1Law4All will continue to oppose this Mahia claim on the grounds that it is racist, separatist, thieving and does not meet the requirements of the Act. We strongly urge our members to bring this matter to the attention of as many people as possible. Perhaps even donate to the special account that has been set up by CORANZ for its legal costs and for no other purpose. It is CORANZ Rongomaiwahine Trust Fund Account 03-0566-0207094-26 or cheques to the same fund at CORANZ, P.O. Box 1876, Wellington 6140. This is one thing that we can do to ensure that future generations will have the same rights and enjoyment of the beaches and coast that we have. For now!
The beaches and seabed of our country should belong to all New Zealanders EQUALLY – as they did before Key’s National government descended into the muck of racist politics for selfish and crooked reasons. We are all New Zealanders whatever the colour of our skins or our bloodlines and there is nothing more repugnant than legislation that gives superior rights to people of a particular race or tribe.
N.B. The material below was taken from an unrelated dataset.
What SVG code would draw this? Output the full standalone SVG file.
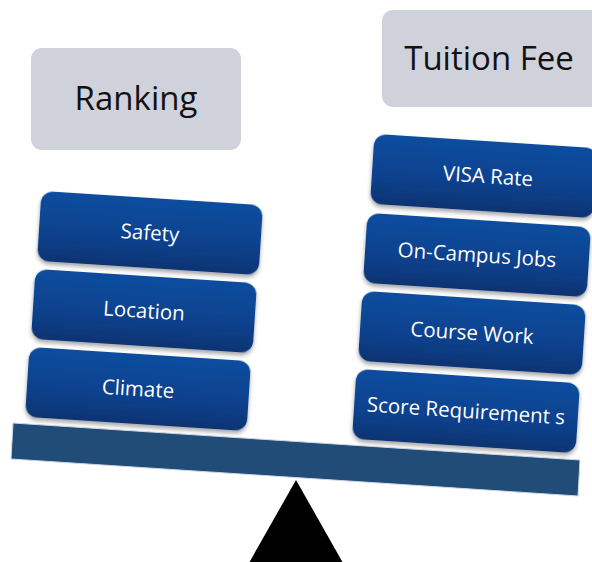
<svg xmlns="http://www.w3.org/2000/svg" width="592" height="562" viewBox="0 0 592 562">
<defs>
<linearGradient id="blue" x1="0" y1="0" x2="0" y2="1">
<stop offset="0" stop-color="#0b4d9f"/>
<stop offset="0.6" stop-color="#0a418d"/>
<stop offset="1" stop-color="#083372"/>
</linearGradient>
<filter id="sh" x="-10%" y="-20%" width="120%" height="150%">
<feDropShadow dx="0" dy="3" stdDeviation="2.2" flood-color="#000" flood-opacity="0.35"/>
</filter>
</defs>
<style>
.grey{fill:#cfd2db}
.big{font-family:"Open Sans","Noto Sans",sans-serif;font-size:33px;fill:#111;text-anchor:middle}
.blk{fill:url(#blue);filter:url(#sh)}
.lbl{font-family:"Open Sans","Noto Sans",sans-serif;font-size:20.5px;fill:#fff;text-anchor:middle}
</style>
<rect width="592" height="562" fill="#fff"/>
<g id="fulcrum"><polygon points="296,480 245,570 347,570" fill="#000"/></g>
<g id="beam"><polygon points="13,423 580,460 578,496 11,459" fill="#224c78" stroke="#cfd8e2" stroke-width="1"/></g>
<g id="ranking"><rect class="grey" x="31" y="48" width="210" height="102" rx="11"/><text class="big" x="136" y="110">Ranking</text></g>
<g id="tuition"><rect class="grey" x="382" y="10" width="220" height="97" rx="11"/><text class="big" x="489" y="70">Tuition Fee</text></g>
<g id="safety" transform="translate(150,233) rotate(3.7)"><rect class="blk" x="-111" y="-35" width="222" height="70" rx="12"/><text class="lbl" y="7">Safety</text></g>
<g id="location" transform="translate(144,311) rotate(3.7)"><rect class="blk" x="-111" y="-35" width="222" height="70" rx="12"/><text class="lbl" y="7">Location</text></g>
<g id="climate" transform="translate(138,389) rotate(3.7)"><rect class="blk" x="-111" y="-35" width="222" height="70" rx="12"/><text class="lbl" y="7">Climate</text></g>
<g id="visa" transform="translate(484,176) rotate(3.7)"><rect class="blk" x="-112" y="-35" width="224" height="70" rx="12"/><text class="lbl" x="4" y="7">VISA Rate</text></g>
<g id="jobs" transform="translate(477,255) rotate(3.7)"><rect class="blk" x="-112" y="-35" width="224" height="70" rx="12"/><text class="lbl" y="7">On-Campus Jobs</text></g>
<g id="course" transform="translate(472,333) rotate(3.7)"><rect class="blk" x="-112" y="-35" width="224" height="70" rx="12"/><text class="lbl" y="7">Course Work</text></g>
<g id="score" transform="translate(466,411) rotate(3.7)"><rect class="blk" x="-112" y="-35" width="224" height="70" rx="12"/><text class="lbl" y="7">Score Requirement s</text></g>
<g id="connectors"/>
</svg>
We all pay the same taxes, we are all liable for service in war time, so why should people with one particular bloodline in a coastal tribe be given superior rights over other citizens? That is a throwback to the tribalism and feudalism that the chiefs signed the Treaty of Waitangi to get away from.
If we don’t stand up for our rights and for a democratic and non-racial New Zealand, then we will soon be second class citizens in the land that was built by the sweat and toil of out pioneer forebears.